July 28 (Bloomberg) -- Queensland Rail, Australia's largest coal transporter, said it may need to double a A$3.75 billion ($3.6 billion) spending plan for trains and new railroads to meet surging demand from mining companies.

``I would expect that some of those projects that we are talking about will more than double those kinds of numbers,'' Queensland Rail Chief Executive Officer Lance Hockridge said today in Brisbane, the Australian state's capital.

Queensland, home to the world's biggest coking coal supplier, is spending A$9 billion on new ports and railroads to double exports within 20 years, Premier Anna Bligh said this month. Queensland Rail's largest expansion plan is for the Goonyella network, which hauls coal from mines to ports on the state's north coast.

``The Goonyella/Abbott Point infrastructure project is likely alone to match'' the projected spending on expansion, Hockridge said in an interview.

State-owned Queensland Rail is improving networks and buying additional locomotives so that mining companies in the region including BHP Billiton Ltd., a partner in the world's largest producer of coking coal, and Xstrata Plc can expand output for the steelmaking material at a faster pace.

``It is clearly a very, very substantial capital investment, with very significant risks, and we would expect that that will lead to some interesting negotiations with the coal customers and we have started some private discussions,'' Hockridge said.


China, South Africa

Constraints in Australian ports and railroad networks combined with power shortages in China and South Africa have curbed global supplies, pushing both coking and thermal coal prices to records this year.

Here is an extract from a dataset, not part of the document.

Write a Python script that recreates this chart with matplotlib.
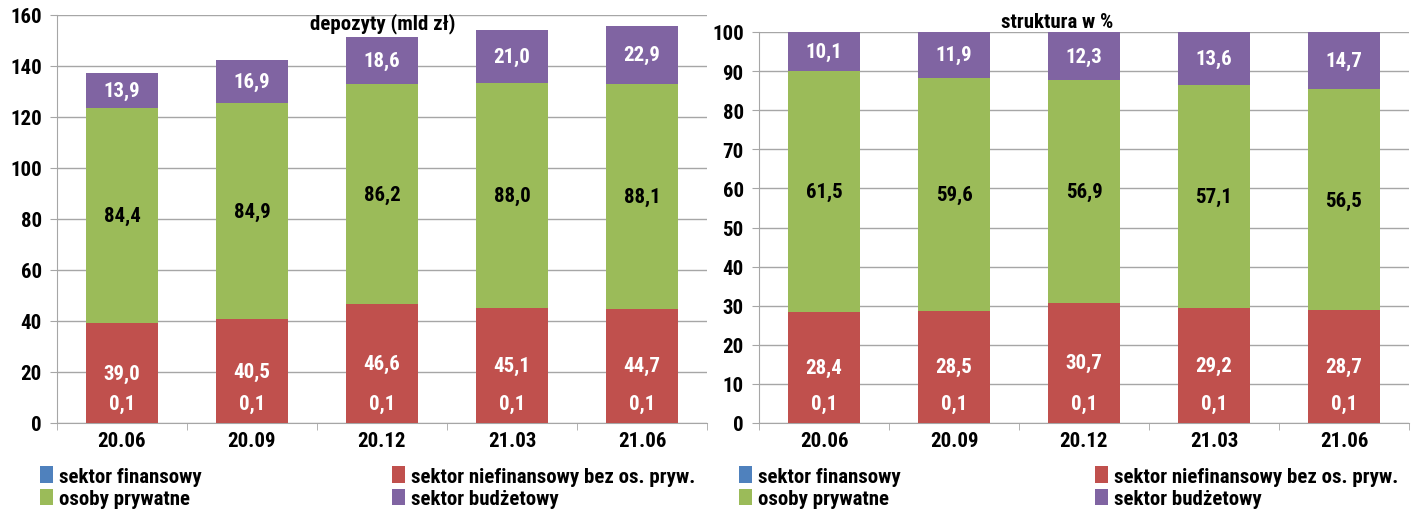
import numpy as np
import matplotlib
matplotlib.use("Agg")
import matplotlib.pyplot as plt
from matplotlib import font_manager

# wąska, pogrubiona czcionka zbliżona do Calibri Bold
WASKIE = ('condensed', 'semi-condensed', 'extra-condensed', 500, 400, 600, 300)
kandydaci = [f for f in font_manager.fontManager.ttflist
             if f.name in ('Liberation Sans Narrow', 'Roboto Condensed', 'Open Sans',
                           'Noto Sans', 'Roboto')
             and f.weight in ('bold', 700, 'semibold', 600)
             and (f.stretch in WASKIE or f.name in ('Liberation Sans Narrow', 'Roboto Condensed'))
             and f.stretch not in ('normal', 'medium', 'regular')]
if kandydaci:
    RODZINA, ROZCIAG = kandydaci[0].name, kandydaci[0].stretch
else:
    RODZINA, ROZCIAG = 'Roboto', 'normal'
plt.rcParams['font.family'] = [RODZINA, 'DejaVu Sans']
plt.rcParams['font.stretch'] = ROZCIAG
plt.rcParams['font.weight'] = 'bold'

okresy = ['20.06', '20.09', '20.12', '21.03', '21.06']
serie = ['sektor finansowy', 'sektor niefinansowy bez os. pryw.',
         'osoby prywatne', 'sektor budżetowy']
kolory = ['#4F81BD', '#C0504D', '#9BBB59', '#8064A2']

# depozyty w mld zł
dep_fin = [0.1, 0.1, 0.1, 0.1, 0.1]
dep_niefin = [39.0, 40.5, 46.6, 45.1, 44.7]
dep_osoby = [84.4, 84.9, 86.2, 88.0, 88.1]
dep_budz = [13.9, 16.9, 18.6, 21.0, 22.9]

# struktura w %
str_fin = [0.1, 0.1, 0.1, 0.1, 0.1]
str_niefin = [28.4, 28.5, 30.7, 29.2, 28.7]
str_osoby = [61.5, 59.6, 56.9, 57.1, 56.5]
str_budz = [10.1, 11.9, 12.3, 13.6, 14.7]

FS = 15
GRID = '#a6a6a6'


def fmt(v):
    return f"{v:.1f}".replace('.', ',')


def rysuj(ax, dane, ymax, krok):
    x = np.arange(len(okresy))
    dol = np.zeros(len(okresy))
    bary = []
    for i, (wart, kol) in enumerate(zip(dane, kolory)):
        wart = np.array(wart)
        b = ax.bar(x, wart, 0.55, bottom=dol, color=kol, zorder=3)
        bary.append(b)
        for xi, d, w in zip(x, dol, wart):
            if i == 0:
                # etykieta małego segmentu podniesiona nad podstawę
                ax.annotate(fmt(w), (xi, d), xytext=(0, 14), textcoords='offset points',
                            ha='center', va='center', color='white', fontsize=FS,
                            fontweight='bold', zorder=4)
            else:
                kol_txt = 'black' if i == 2 else 'white'
                ax.text(xi, d + w / 2, fmt(w), ha='center', va='center',
                        color=kol_txt, fontsize=FS, fontweight='bold', zorder=4)
        dol = dol + wart

    ax.set_xlim(-0.5, len(okresy) - 0.5)
    ax.set_ylim(0, ymax)
    ax.set_yticks(np.arange(0, ymax + 1, krok))
    ax.set_xticks(x)
    ax.set_xticklabels(okresy, fontweight='bold')
    for t in ax.get_yticklabels():
        t.set_fontweight('bold')
    ax.set_xticks(np.arange(-0.5, len(okresy)), minor=True)
    ax.tick_params(axis='x', which='major', length=0, pad=6, labelsize=FS)
    ax.tick_params(axis='x', which='minor', length=5, color=GRID, direction='out')
    ax.tick_params(axis='y', length=5, color=GRID, pad=6, labelsize=FS)
    ax.yaxis.grid(True, color=GRID, lw=1, zorder=0)
    for s in ['top', 'right']:
        ax.spines[s].set_visible(False)
    for s in ['left', 'bottom']:
        ax.spines[s].set_color(GRID)
    return bary


fig = plt.figure(figsize=(14.14, 5.10), dpi=100)
ax1 = fig.add_axes([57 / 1414, 86 / 510, 650 / 1414, 408 / 510])
ax2 = fig.add_axes([759 / 1414, 86 / 510, 650 / 1414, 391 / 510])

b1 = rysuj(ax1, [dep_fin, dep_niefin, dep_osoby, dep_budz], 160, 20)
b2 = rysuj(ax2, [str_fin, str_niefin, str_osoby, str_budz], 100, 10)

fig.text(383 / 1414, 1 - 24 / 510, 'depozyty (mld zł)', ha='center', va='center',
         fontsize=FS, fontweight='bold')
fig.text(1057 / 1414, 1 - 22 / 510, 'struktura w %', ha='center', va='center',
         fontsize=FS, fontweight='bold')

# legenda: dwie kolumny pod każdym wykresem
for bary, kol1, kol2 in [(b1, 40, 392), (b2, 739, 1095)]:
    for lx, idx in [(kol1, [0, 2]), (kol2, [1, 3])]:
        leg = fig.legend([bary[i] for i in idx], [serie[i] for i in idx],
                         loc='upper left', bbox_to_anchor=(lx / 1414, 43 / 510),
                         frameon=False, fontsize=FS, handlelength=0.6,
                         handleheight=0.85, handletextpad=0.3, labelspacing=0.15,
                         borderaxespad=0, borderpad=0)
        for t in leg.get_texts():
            t.set_fontweight('bold')

fig.savefig('out.png', dpi=100)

Mining companies in the state plan to spend A$11.5 billion on new projects over the next five years to gain from surging demand. Queensland port and rail expansions may boost total exports to 370 million metric tons of coal by 2030, Bligh said this month.

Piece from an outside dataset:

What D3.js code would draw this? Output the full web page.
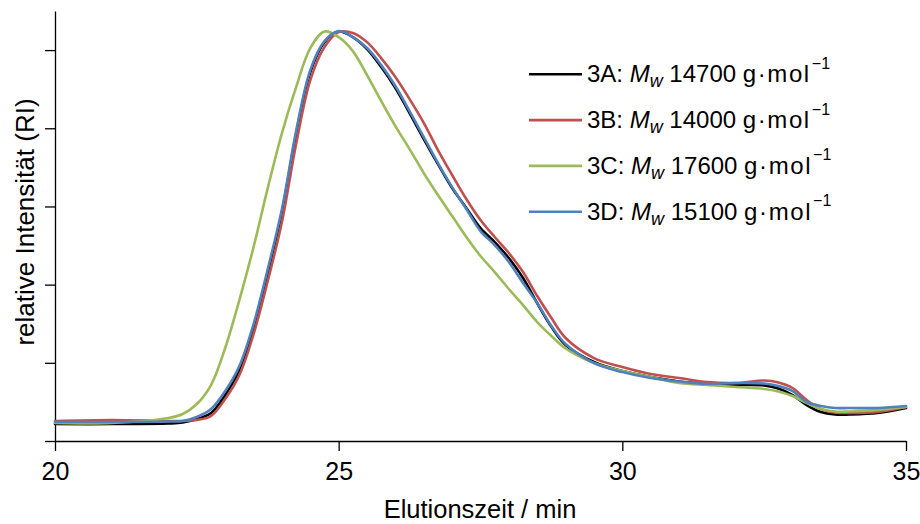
<!DOCTYPE html>
<html>
<head>
<meta charset="utf-8">
<script src="https://cdn.jsdelivr.net/npm/d3@7"></script>
<style>
  html, body { margin: 0; padding: 0; background: #fff; }
  svg { display: block; font-family: "Liberation Sans", Arial, sans-serif; }
</style>
</head>
<body>
<svg id="chart" width="920" height="524"></svg>
<script>
// ---- data ----
const times = [20, 21, 22, 22.25, 22.5, 22.75, 23, 23.25, 23.5, 23.75, 24, 24.25, 24.5, 24.75, 25, 25.25, 25.5, 25.75, 26, 26.25, 26.5, 26.75, 27, 27.25, 27.5, 27.75, 28, 28.25, 28.5, 28.75, 29, 29.5, 30, 30.5, 31, 31.5, 32, 32.5, 32.75, 33, 33.25, 33.5, 33.75, 34, 34.5, 35];

const series3A = [0.217, 0.217, 0.224, 0.236, 0.281, 0.358, 0.588, 0.908, 1.445, 2.148, 2.928, 3.926, 4.719, 5.102, 5.237, 5.166, 5.013, 4.783, 4.514, 4.194, 3.862, 3.542, 3.235, 2.980, 2.724, 2.545, 2.340, 2.084, 1.762, 1.460, 1.228, 1.010, 0.895, 0.818, 0.761, 0.729, 0.716, 0.710, 0.671, 0.588, 0.460, 0.371, 0.339, 0.339, 0.358, 0.422];
const series3B = [0.256, 0.269, 0.256, 0.256, 0.269, 0.320, 0.537, 0.844, 1.368, 2.046, 2.801, 3.798, 4.616, 5.038, 5.230, 5.220, 5.102, 4.898, 4.655, 4.373, 4.069, 3.721, 3.402, 3.095, 2.826, 2.609, 2.404, 2.161, 1.854, 1.573, 1.317, 1.061, 0.946, 0.857, 0.806, 0.754, 0.742, 0.774, 0.748, 0.678, 0.524, 0.409, 0.364, 0.358, 0.371, 0.435];
const series3C = [0.230, 0.230, 0.294, 0.345, 0.473, 0.716, 1.189, 1.803, 2.481, 3.235, 3.939, 4.527, 5.026, 5.237, 5.166, 4.987, 4.680, 4.348, 4.028, 3.734, 3.427, 3.146, 2.877, 2.609, 2.366, 2.161, 1.944, 1.739, 1.522, 1.343, 1.183, 0.997, 0.895, 0.818, 0.742, 0.716, 0.691, 0.665, 0.633, 0.575, 0.486, 0.409, 0.377, 0.377, 0.396, 0.435];
const series3D = [0.243, 0.243, 0.249, 0.256, 0.307, 0.409, 0.639, 0.959, 1.496, 2.199, 2.967, 3.964, 4.744, 5.115, 5.243, 5.166, 5.026, 4.808, 4.540, 4.220, 3.887, 3.555, 3.248, 2.967, 2.685, 2.506, 2.289, 2.020, 1.765, 1.471, 1.240, 0.997, 0.882, 0.806, 0.761, 0.729, 0.742, 0.735, 0.703, 0.639, 0.499, 0.448, 0.422, 0.422, 0.422, 0.448];

const seriesNames = ["3A", "3B", "3C", "3D"];
const seriesMw = ["14700", "14000", "17600", "15100"];
const seriesColors = ["#000000", "#c0504d", "#9bbb59", "#4f81bd"];
const seriesValues = [series3A, series3B, series3C, series3D];

const xTicks = [20, 25, 30, 35];
const yTicks = [0, 1, 2, 3, 4, 5];
const xTitle = "Elutionszeit / min";
const yTitle = "relative Intensität (RI)";

// ---- drawing ----
const svg = d3.select("#chart");
const x = d3.scaleLinear().domain([20, 35]).range([55, 906]);
const y = d3.scaleLinear().domain([0, 5.5]).range([441, 11]);

// axes
const xAxis = d3.axisBottom(x).tickValues(xTicks).tickSize(10).tickSizeOuter(0).tickPadding(6);
const gx = svg.append("g").attr("transform", "translate(0,441)").call(xAxis);
gx.select(".domain").attr("stroke", "#000").attr("stroke-width", 1.3);
gx.selectAll(".tick line").attr("stroke", "#000").attr("stroke-width", 1.3);
gx.selectAll(".tick text").attr("font-size", 25).attr("fill", "#000")
  .attr("font-family", "Liberation Sans, Arial, sans-serif").attr("dy", "0.71em").attr("y", 21.5);

const yAxis = d3.axisLeft(y).tickValues(yTicks).tickSize(10).tickSizeOuter(0).tickFormat("");
const gy = svg.append("g").attr("transform", "translate(55,0)").call(yAxis);
gy.select(".domain").attr("stroke", "#000").attr("stroke-width", 1.3);
gy.selectAll(".tick line").attr("stroke", "#000").attr("stroke-width", 1.3);

// axis titles
svg.append("text").attr("x", 480).attr("y", 518).attr("text-anchor", "middle")
  .attr("font-size", 25.5).attr("fill", "#000").text(xTitle);
svg.append("text").attr("transform", "translate(34,222) rotate(-90)").attr("text-anchor", "middle")
  .attr("font-size", 26).attr("fill", "#000").text(yTitle);

// curves
const line = d3.line().x(d => x(d[0])).y(d => y(d[1])).curve(d3.curveCatmullRom.alpha(0.5));
seriesValues.forEach((vals, i) => {
  const pts = times.map((t, j) => [t, vals[j]]);
  svg.append("path").datum(pts).attr("d", line)
    .attr("fill", "none").attr("stroke", seriesColors[i]).attr("stroke-width", 2.6)
    .attr("stroke-linejoin", "round").attr("stroke-linecap", "round");
});

// legend
const legendY0 = 74.3, legendStep = 45.8;
seriesNames.forEach((name, i) => {
  const cy = legendY0 + i * legendStep;
  svg.append("line").attr("x1", 529).attr("x2", 582).attr("y1", cy).attr("y2", cy)
    .attr("stroke", seriesColors[i]).attr("stroke-width", 2.6);
  const t = svg.append("text").attr("x", 587).attr("y", cy + 8).attr("font-size", 24).attr("fill", "#000");
  t.append("tspan").text(name + ": ");
  t.append("tspan").attr("font-style", "italic").text("M");
  t.append("tspan").attr("font-style", "italic").attr("font-size", 18).attr("dy", 5).text("w");
  t.append("tspan").attr("dy", -5).text(" " + seriesMw[i] + " ");
  t.append("tspan").attr("letter-spacing", 1.6).text("g·mol");
  t.append("tspan").attr("font-size", 16).attr("dy", -13.5).attr("dx", 1).text("−1");
});
</script>
</body>
</html>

``Given the heat in the industry and given the level of interest, there is no reason to say that's not possible,'' Hockridge said. The potential expansion of Queensland Rail's Goonyella network, including the so-called Northern Missing Link, may add about 100 million tons of annual capacity, Hockridge said. A final development decision is expected by the end of the year, he said.

Bowen Basin

An expansion project to enlarge rail capacity for coal deliveries to Dalrymple Bay Coal Terminal Pty, the second- largest in Australia, is due to be completed by the end of next year, Hockridge said earlier at the Coaltrans Australia conference. The project will boost capacity on the line to the port to 130 million tons a year, he said.

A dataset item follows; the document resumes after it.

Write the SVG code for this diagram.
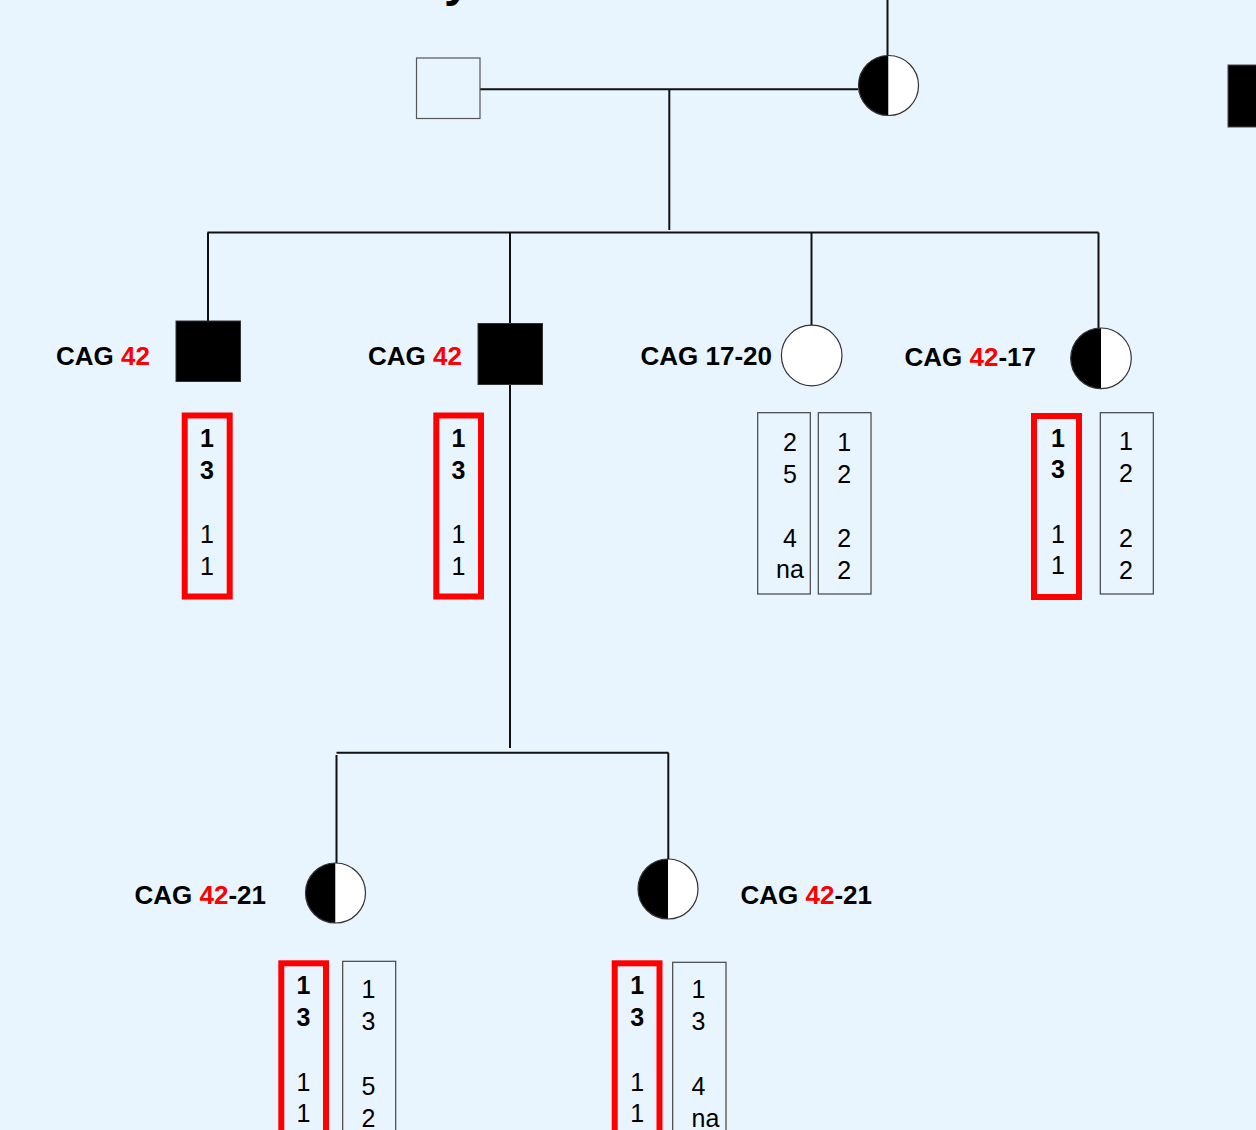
<svg xmlns="http://www.w3.org/2000/svg" width="1256" height="1130" viewBox="0 0 1256 1130">
<style>
.bg{fill:#E9F5FE}
.ln{stroke:#111;stroke-width:2;fill:none}
.sq-open{fill:none;stroke:#555;stroke-width:1.2}
.sq-fill{fill:#000;stroke:#333;stroke-width:1}
.outline{fill:none;stroke:#333;stroke-width:1.2}
.lbl{font-family:"Liberation Sans",Arial,sans-serif;font-size:26px;font-weight:bold;fill:#000}
.red{fill:#FF0000}
.num{font-family:"Liberation Sans",Arial,sans-serif;font-size:25px;fill:#000}
.b{font-weight:bold}
.rbox{fill:none;stroke:#FF0000;stroke-width:6}
.gbox{fill:none;stroke:#444;stroke-width:1.2}
</style>
<rect class="bg" x="0" y="0" width="1256" height="1130"/>
<text x="444" y="-4" style="font-family:'Liberation Sans',Arial,sans-serif;font-size:48px;font-weight:bold;fill:#000">y</text>
<rect x="1228" y="65" width="30" height="62" fill="#000" stroke="#444" stroke-width="1"/>

<g id="connectors">
  <line class="ln" x1="887.5" y1="0" x2="887.5" y2="56"/>
  <line class="ln" x1="480" y1="89.3" x2="858" y2="89.3"/>
  <line class="ln" x1="669.3" y1="89.3" x2="669.3" y2="230"/>
  <line class="ln" x1="207.5" y1="232.5" x2="1098.5" y2="232.5"/>
  <line class="ln" x1="208" y1="232.5" x2="208" y2="321"/>
  <line class="ln" x1="510" y1="232.5" x2="510" y2="324"/>
  <line class="ln" x1="811.5" y1="232.5" x2="811.5" y2="325"/>
  <line class="ln" x1="1098.5" y1="232.5" x2="1098.5" y2="328"/>
  <line class="ln" x1="510" y1="385" x2="510" y2="748"/>
  <line class="ln" x1="336.5" y1="752.7" x2="668.5" y2="752.7"/>
  <line class="ln" x1="336.5" y1="755" x2="336.5" y2="863"/>
  <line class="ln" x1="668.3" y1="752.7" x2="668.3" y2="859"/>
</g>

<g id="father">
  <rect class="sq-open" x="416.5" y="58" width="63.5" height="60.5"/>
</g>
<g id="mother">
  <path d="M888.5,55.5 A30,30 0 0 0 888.5,115.5 Z" fill="#000"/>
  <path d="M888.5,55.5 A30,30 0 0 1 888.5,115.5 Z" fill="#fff"/>
  <circle class="outline" cx="888.5" cy="85.5" r="30"/>
</g>

<g id="child1">
  <rect class="sq-fill" x="176" y="321" width="64.5" height="60.5"/>
  <text class="lbl" x="56" y="364.5">CAG <tspan class="red">42</tspan></text>
  <rect class="rbox" x="184.7" y="415.5" width="45" height="181"/>
  <g class="num" text-anchor="middle">
    <text class="b" x="207" y="447">1</text>
    <text class="b" x="207" y="479">3</text>
    <text x="207" y="543">1</text>
    <text x="207" y="575">1</text>
  </g>
</g>

<g id="child2">
  <rect class="sq-fill" x="478" y="323.5" width="64.5" height="61"/>
  <text class="lbl" x="368" y="364.5">CAG <tspan class="red">42</tspan></text>
  <rect class="rbox" x="436.3" y="415.5" width="44.7" height="181"/>
  <g class="num" text-anchor="middle">
    <text class="b" x="458.5" y="447">1</text>
    <text class="b" x="458.5" y="479">3</text>
    <text x="458.5" y="543">1</text>
    <text x="458.5" y="575">1</text>
  </g>
</g>

<g id="child3">
  <circle cx="811.7" cy="355.5" r="30.3" fill="#fff" stroke="#333" stroke-width="1.2"/>
  <text class="lbl" x="640.5" y="365">CAG 17-20</text>
  <rect class="gbox" x="757.7" y="412.7" width="52.6" height="181.3"/>
  <rect class="gbox" x="818.3" y="412.7" width="52.7" height="181.3"/>
  <g class="num" text-anchor="middle">
    <text x="790" y="451">2</text>
    <text x="790" y="483">5</text>
    <text x="790" y="547">4</text>
    <text x="790" y="578">na</text>
    <text x="844.3" y="451">1</text>
    <text x="844.3" y="483">2</text>
    <text x="844.3" y="547">2</text>
    <text x="844.3" y="579">2</text>
  </g>
</g>

<g id="child4">
  <path d="M1101,328 A30.3,30.3 0 0 0 1101,388.6 Z" fill="#000"/>
  <path d="M1101,328 A30.3,30.3 0 0 1 1101,388.6 Z" fill="#fff"/>
  <circle class="outline" cx="1101" cy="358.3" r="30.3"/>
  <text class="lbl" x="904.5" y="365.5">CAG <tspan class="red">42</tspan>-17</text>
  <rect class="rbox" x="1034" y="416" width="45" height="181"/>
  <rect class="gbox" x="1100.3" y="412.7" width="53" height="181.3"/>
  <g class="num" text-anchor="middle">
    <text class="b" x="1058" y="447">1</text>
    <text class="b" x="1058" y="478">3</text>
    <text x="1058" y="543">1</text>
    <text x="1058" y="574">1</text>
    <text x="1126" y="450">1</text>
    <text x="1126" y="482">2</text>
    <text x="1126" y="547">2</text>
    <text x="1126" y="579">2</text>
  </g>
</g>

<g id="grandchild1">
  <path d="M335.5,863 A30,30 0 0 0 335.5,923 Z" fill="#000"/>
  <path d="M335.5,863 A30,30 0 0 1 335.5,923 Z" fill="#fff"/>
  <circle class="outline" cx="335.5" cy="893" r="30"/>
  <text class="lbl" x="134.5" y="904.3">CAG <tspan class="red">42</tspan>-21</text>
  <rect class="rbox" x="281.3" y="963.3" width="44.7" height="190"/>
  <rect class="gbox" x="342.7" y="961.3" width="53" height="190"/>
  <g class="num" text-anchor="middle">
    <text class="b" x="303.5" y="994">1</text>
    <text class="b" x="303.5" y="1026">3</text>
    <text x="303.5" y="1091">1</text>
    <text x="303.5" y="1122">1</text>
    <text x="368.5" y="998">1</text>
    <text x="368.5" y="1030">3</text>
    <text x="368.5" y="1095">5</text>
    <text x="368.5" y="1127">2</text>
  </g>
</g>

<g id="grandchild2">
  <path d="M668,859 A30,30 0 0 0 668,919 Z" fill="#000"/>
  <path d="M668,859 A30,30 0 0 1 668,919 Z" fill="#fff"/>
  <circle class="outline" cx="668" cy="889" r="30"/>
  <text class="lbl" x="740.5" y="904.3">CAG <tspan class="red">42</tspan>-21</text>
  <rect class="rbox" x="614.7" y="963.3" width="44.8" height="190"/>
  <rect class="gbox" x="672.7" y="962.3" width="53.3" height="190"/>
  <g class="num">
    <text class="b" x="637.3" y="994" text-anchor="middle">1</text>
    <text class="b" x="637.3" y="1026" text-anchor="middle">3</text>
    <text x="637.3" y="1091" text-anchor="middle">1</text>
    <text x="637.3" y="1122" text-anchor="middle">1</text>
    <text x="691.5" y="998">1</text>
    <text x="691.5" y="1030">3</text>
    <text x="691.5" y="1095">4</text>
    <text x="691.5" y="1127">na</text>
  </g>
</g>
</svg>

Dalrymple Bay, which is undergoing a A$1.3 billion expansion, handles coal from 15 mines in the Bowen Basin region, source of about 40 percent of the world's coking coal exports.

Australia, the world's largest coal exporter, shipped about 253 million tons of coal in 2007, a figure that will rise to 326 million tons by 2011, Credit Suisse Group forecast in a June 23 report. Australian exports may be constrained to 300 million tons a year by 2014 on port and rail bottlenecks, Citigroup Inc.'s Alan Heap said last week.

Queensland Rail operates 500 coal services a week from 62 mines in two states and also runs Queensland's passenger train network.